図 図1 SiCやGaNに続く次世代パワー半導体として可能性を秘める酸化ガリウム (a)は、パワー半導体材料における酸化ガリウムの位置付け。(b)は、各種材料のオン抵抗と耐圧の関係。グラフが右下にあるほどパワー半導体として優れた特性があることになる。酸化ガリウムは、SiやSiC、GaNと比べて最も右下にあることが分かる。

 今回NICTが注目した酸化ガリウムは、これらのSiC材料やGaN材料よりもバンドギャップが広く、パワー半導体の高耐圧/低損失化をさらに進められる可能性がある(図1)。しかも、単結晶基板の大型化が比較的容易で、製造時に高温・高圧といった条件が不要な「融液成長法」と呼ぶ手法を利用できることから、製造コストの面でもメリットが見込めるという(図2)。「パワー半導体の材料として高い可能性があるにもかかわらず、研究開発はこれまでほとんど手付かずの状態だった」(NICT)。

 実際に酸化ガリウム材料を使って、MES(MEtal Semiconductor)構造のFETを製造したところ、研究の初期段階ながらも、良好なトランジスタ特性を確認できたという(図3)。具体的には、(1)高いオフ状態耐圧(250V以上)、(2)小さいリーク電流(数μA/mm程度)、(3)高い電流オン/オフ比(約1万)といった特性である。

 研究成果は、米国物理学会誌「Applied Physics Letters」のオンライン版の1月2日号に掲載された。論文タイトルは、「Gallium oxide (Ga2O3) metal-semiconductor field-effect transistors on single-crystal β-Ga2O3 (010) substrates」である(同誌のWebサイト)。
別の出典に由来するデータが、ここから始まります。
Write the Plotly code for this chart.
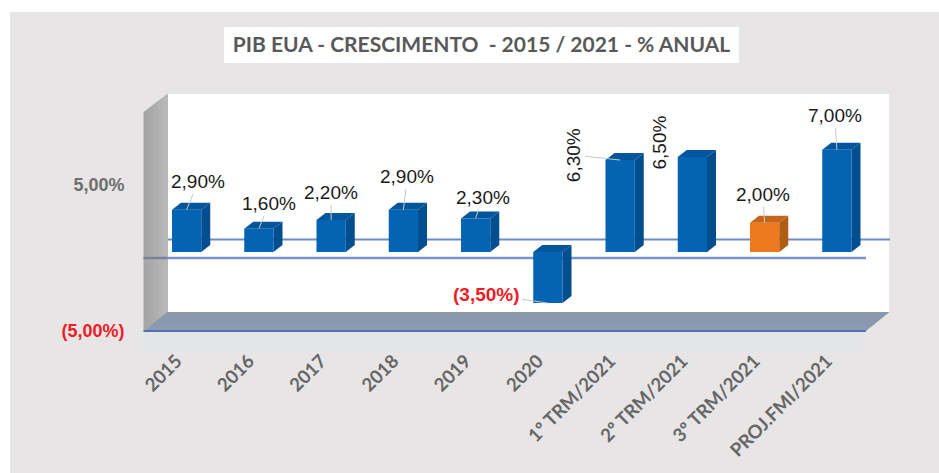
import plotly.graph_objects as go

categories = ["2015", "2016", "2017", "2018", "2019", "2020",
              "1º TRM/2021", "2º TRM/2021", "3º TRM/2021", "PROJ.FMI/2021"]
values = [2.9, 1.6, 2.2, 2.9, 2.3, -3.5, 6.3, 6.5, 2.0, 7.0]
value_labels = ["2,90%", "1,60%", "2,20%", "2,90%", "2,30%", "(3,50%)",
                "6,30%", "6,50%", "2,00%", "7,00%"]
y_tick_values = [-5, 5]
y_tick_labels = ['<span style="color:#EE1C25">(5,00%)</span>', "5,00%"]
title_text = "PIB EUA - CRESCIMENTO  - 2015 / 2021 - % ANUAL"

W, H = 939, 473
FRONT_L, FRONT_R, FRONT_B, FRONT_T = 143.5, 866, 331, 112
BACK_L, BACK_R, BACK_B, BACK_T = 168, 889, 312, 94
PX_PER_UNIT = 14.6
Y_TOP = -5 + (FRONT_B - FRONT_T) / PX_PER_UNIT
BAR_SHIFT_X, BAR_SHIFT_Y = 7.0, 6.0
BAR_WIDTH = 0.405
px_per_cat = (FRONT_R - FRONT_L) / len(categories)
DEPTH_X = 9 / px_per_cat
DEPTH_Y = 7 / PX_PER_UNIT

# label centre relative to the bar's top centre (pixels)
label_ax = [11.5, 10, 0, 4, 7, -61, -47, -33, -2, -2]
label_ay = [-28, -25, -27, -33, -21, -9, -5, -15, -28, -34]
label_rot = [0, 0, 0, 0, 0, 0, -90, -90, 0, 0]
NARROW = "Liberation Sans, Arial, sans-serif"
CALIBRI = "Lato, Carlito, sans-serif"

FRONT = ["#ED7A1E" if i == 8 else "#0563B4" for i in range(len(values))]
SIDE = ["#B35C14" if i == 8 else "#034E8E" for i in range(len(values))]
TOP = ["#C4661A" if i == 8 else "#03569C" for i in range(len(values))]


def rect(x0, y0, x1, y1, color):
    return dict(type="rect", xref="paper", yref="paper", layer="below",
                x0=x0 / W, x1=x1 / W, y0=1 - y0 / H, y1=1 - y1 / H,
                fillcolor=color, line_width=0)


def poly(points, color):
    path = "M" + " L".join(f"{x / W:.5f},{1 - y / H:.5f}" for x, y in points) + " Z"
    return dict(type="path", xref="paper", yref="paper", layer="below", path=path,
                fillcolor=color, line_width=0)


def seg(x0, y0, x1, y1, color, width):
    return dict(type="line", xref="paper", yref="paper", layer="below",
                x0=x0 / W, x1=x1 / W, y0=1 - y0 / H, y1=1 - y1 / H,
                line=dict(color=color, width=width))


shapes = [
    rect(10, 12, W, H, "#E7E5E5"),
    rect(143, 333, 862, 352, "#E3E5E9"),
    rect(224, 27, 739, 63, "#FFFFFF"),
    rect(BACK_L, BACK_T, BACK_R, BACK_B, "#FFFFFF"),
]
# left wall: each lighter step painted over the previous one, so no seams show
wall_cols = ["#A6A6A6", "#AAAAAA", "#AEAEAE", "#B3B3B3", "#B7B7B7"]
n = len(wall_cols)
for k, c in enumerate(wall_cols):
    a = k / n
    xa = FRONT_L + (BACK_L - FRONT_L) * a
    ta = FRONT_T + (BACK_T - FRONT_T) * a
    ba = FRONT_B + (BACK_B - FRONT_B) * a
    shapes.append(poly([(xa, ta), (BACK_L, BACK_T), (BACK_L, BACK_B), (xa, ba)], c))
# floor: same painting order
floor_cols = ["#8C9CB4", "#8A99B0", "#8999AD", "#8C99AB"]
n = len(floor_cols)
for k, c in enumerate(floor_cols):
    a = k / n
    la = FRONT_L + (BACK_L - FRONT_L) * a
    ra = FRONT_R + (BACK_R - FRONT_R) * a
    ya = FRONT_B + (BACK_B - FRONT_B) * a
    shapes.append(poly([(la, ya), (ra, ya), (BACK_R, BACK_B), (BACK_L, BACK_B)], c))
shapes += [
    seg(FRONT_L, FRONT_B, FRONT_R, FRONT_B, "#4F75B0", 2),
    seg(BACK_L, 239.5, 890, 239.5, "#6C8CC4", 2),
    seg(FRONT_L, 258, FRONT_L + 24, 258, "#7A7F9C", 2.4),
    seg(FRONT_L + 24, 258, FRONT_R, 258, "#7A93CC", 2.4),
]

fig = go.Figure()

# carries the visible category and value axes
fig.add_trace(go.Scatter(x=list(range(len(categories))), y=values, mode="markers",
                         marker=dict(opacity=0), hoverinfo="skip", showlegend=False))

# extruded faces of each bar, derived from its value on the shifted axes
for i, v in enumerate(values):
    xl, xr = i - BAR_WIDTH / 2, i + BAR_WIDTH / 2
    top = max(v, 0)
    fig.add_trace(go.Scatter(
        x=[xr, xr + DEPTH_X, xr + DEPTH_X, xr, xr],
        y=[0, DEPTH_Y, v + DEPTH_Y, v, 0],
        xaxis="x2", yaxis="y2", mode="lines", line=dict(width=0, color=SIDE[i]),
        fill="toself", fillcolor=SIDE[i], hoverinfo="skip", showlegend=False))
    fig.add_trace(go.Scatter(
        x=[xl, xl + DEPTH_X, xr + DEPTH_X, xr, xl],
        y=[top, top + DEPTH_Y, top + DEPTH_Y, top, top],
        xaxis="x2", yaxis="y2", mode="lines", line=dict(width=0, color=TOP[i]),
        fill="toself", fillcolor=TOP[i], hoverinfo="skip", showlegend=False))

fig.add_trace(go.Bar(x=list(range(len(categories))), y=values, xaxis="x2", yaxis="y2",
                     width=BAR_WIDTH, marker=dict(color=FRONT, line_width=0),
                     hoverinfo="skip", showlegend=False))

annotations = []
for i, v in enumerate(values):
    annotations.append(dict(
        x=i, y=v, xref="x2", yref="y2", text=value_labels[i],
        ax=label_ax[i], ay=label_ay[i], axref="pixel", ayref="pixel",
        showarrow=True, arrowhead=0, arrowwidth=1, standoff=0,
        arrowcolor="rgba(0,0,0,0)" if i == 7 else "#C9C9C9",
        textangle=label_rot[i],
        font=dict(family=NARROW, size=19, color="#EE1C25" if v < 0 else "#1A1A1A",
                  weight="bold" if v < 0 else "normal"),
    ))

fig.update_layout(
    width=W, height=H,
    margin=dict(l=0, r=0, t=0, b=0, pad=0, autoexpand=False),
    paper_bgcolor="#FFFFFF", plot_bgcolor="rgba(0,0,0,0)",
    autosize=False,
    showlegend=False,
    shapes=shapes,
    annotations=annotations,
    title=dict(text=title_text, x=481.5 / W, xanchor="center", y=1 - 45 / H, yanchor="middle",
               font=dict(family=CALIBRI, size=21, color="#595959", weight="bold")),
    xaxis=dict(domain=[FRONT_L / W, FRONT_R / W], range=[-0.5, len(categories) - 0.5],
               tickmode="array", tickvals=list(range(len(categories))), ticktext=categories,
               tickangle=-45, showgrid=False, zeroline=False, showline=False,
               ticks="outside", ticklen=11, tickcolor="rgba(0,0,0,0)", ticklabelshift=-3,
               automargin=False,
               tickfont=dict(family=CALIBRI, size=18.5, color="#666666", weight="bold"),
               anchor="y"),
    yaxis=dict(domain=[1 - FRONT_B / H, 1 - FRONT_T / H], range=[-5, Y_TOP],
               tickmode="array", tickvals=y_tick_values, ticktext=y_tick_labels,
               showgrid=False, zeroline=False, showline=False, ticks="",
               ticklabelstandoff=18, automargin=False,
               tickfont=dict(family=NARROW, size=18, color="#6E6E6E", weight="bold"),
               anchor="x"),
    xaxis2=dict(domain=[(FRONT_L + BAR_SHIFT_X) / W, (FRONT_R + BAR_SHIFT_X) / W],
                range=[-0.5, len(categories) - 0.5], visible=False, anchor="y2", automargin=False),
    yaxis2=dict(domain=[1 - (FRONT_B - BAR_SHIFT_Y) / H, 1 - (FRONT_T - BAR_SHIFT_Y) / H],
                range=[-5, Y_TOP], visible=False, anchor="x2", automargin=False),
)

fig.write_html("out.html", config={"displayModeBar": False},
               post_script="document.body.style.margin='0';document.body.style.overflow='hidden';")
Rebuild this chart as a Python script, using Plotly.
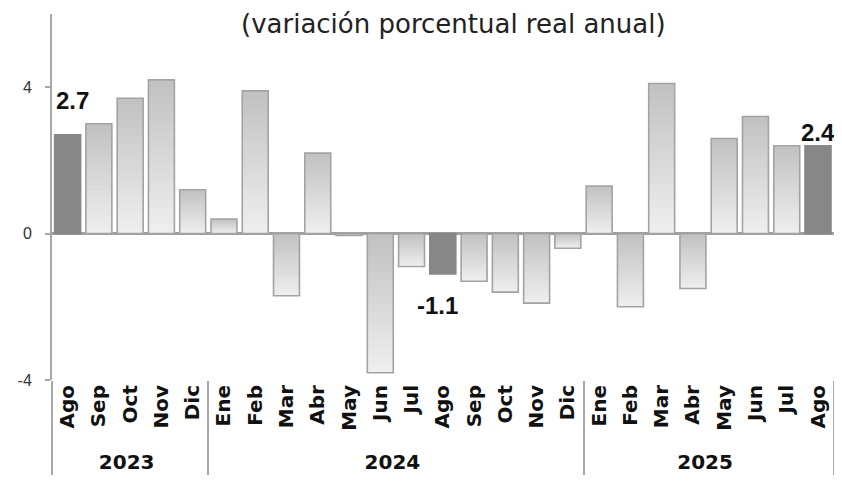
import plotly.graph_objects as go

years = ["2023"] * 5 + ["2024"] * 12 + ["2025"] * 8
months = ["Ago", "Sep", "Oct", "Nov", "Dic",
          "Ene", "Feb", "Mar", "Abr", "May", "Jun", "Jul", "Ago", "Sep", "Oct", "Nov", "Dic",
          "Ene", "Feb", "Mar", "Abr", "May", "Jun", "Jul", "Ago"]
values = [2.7, 3.0, 3.7, 4.2, 1.2,
          0.4, 3.9, -1.7, 2.2, -0.05, -3.8, -0.9, -1.1, -1.3, -1.6, -1.9, -0.4,
          1.3, -2.0, 4.1, -1.5, 2.6, 3.2, 2.4, 2.4]
highlight = [0, 12, 24]  # indices of "Ago" bars shown in dark gray with labels

title_text = "(variación porcentual real anual)"

# make repeated month names unique (zero-width spaces) so the multicategory
# axis keeps chronological order
seen = {}
month_keys = []
for m in months:
    k = seen.get(m, 0)
    month_keys.append(m + "\u200b" * k)
    seen[m] = k + 1
xcats = [years, month_keys]


def lerp_gray(a, b, t):
    g = round(a + (b - a) * t)
    return f"rgb({g},{g},{g})"


DARK_G, LIGHT_G = 0xC2, 0xEE   # gradient: darker at top, lighter at bottom
HIGHLIGHT = "#878787"
N_STEPS = 18

fig = go.Figure()
# vertical gradient fill, built from overlapping bars of the same values
for k in range(N_STEPS):
    frac = (N_STEPS - k) / N_STEPS
    col = lerp_gray(DARK_G, LIGHT_G, k / (N_STEPS - 1))
    fig.add_trace(go.Bar(
        x=xcats,
        y=[v * frac for v in values],
        base=[0 if v >= 0 else v * (1 - frac) for v in values],
        marker=dict(color=[HIGHLIGHT if i in highlight else col for i in range(len(values))],
                    line=dict(width=0)),
        hoverinfo="skip",
    ))
# outline
fig.add_trace(go.Bar(
    x=xcats,
    y=values,
    marker=dict(color="rgba(0,0,0,0)",
                line=dict(color=["#878787" if i in highlight else "#a3a3a3" for i in range(len(values))],
                          width=1.6)),
    hoverinfo="skip",
))

# value labels
label_font = dict(family="Liberation Sans", size=24, color="#111111", weight="bold")
for i in highlight:
    v = values[i]
    fig.add_annotation(
        x=i, y=v, xref="x", yref="y",
        text=f"{v:.1f}",
        showarrow=False,
        font=label_font,
        yanchor="bottom" if v >= 0 else "top",
        yshift=(19 if i == 0 else -2) if v >= 0 else -16,
        xshift=5 if i == 0 else (-5 if v < 0 else 0),
    )

fig.add_annotation(
    xref="paper", yref="paper", x=0.511, y=1, yanchor="top", yshift=7,
    text=title_text, showarrow=False,
    font=dict(family="DejaVu Sans", size=26, color="#222222"),
)

fig.update_layout(
    width=842, height=482,
    margin=dict(l=44, r=13, t=6, b=110),
    paper_bgcolor="white", plot_bgcolor="white",
    barmode="overlay",
    bargap=0.17,
    showlegend=False,
)
fig.update_xaxes(
    type="multicategory",
    tickangle=-90,
    tickfont=dict(family="DejaVu Sans", size=20, color="#111111", weight="bold"),
    showline=False,
    ticks="",
    showdividers=True,
    dividercolor="#a8a8a8",
    dividerwidth=2,
    showgrid=False,
)
fig.update_yaxes(
    range=[-4, 6],
    tickvals=[-4, 0, 4],
    ticktext=["-4", "0", "4"],
    tickfont=dict(family="Liberation Sans", size=16, color="#333333"),
    ticklabelstandoff=10,
    showline=True, linecolor="#a8a8a8", linewidth=2,
    ticks="outside", ticklen=5, tickcolor="#a8a8a8", tickwidth=1.5,
    showgrid=False,
    zeroline=True, zerolinecolor="#a0a0a0", zerolinewidth=2.5,
)

fig.write_html("out.html")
図 図2 融液成長法により作製した2インチ角の酸化ガリウム単結晶基板
図 図3 酸化ガリウム材料を使ってMESFETを試作 融液成長法の1つである「フローティングゾーン法」で作成した単結晶の酸化ガリウム基板に、分子線エピタキシー法で高品質のn型酸化ガリウムの薄膜を成膜した(a)。(b)は顕微鏡写真。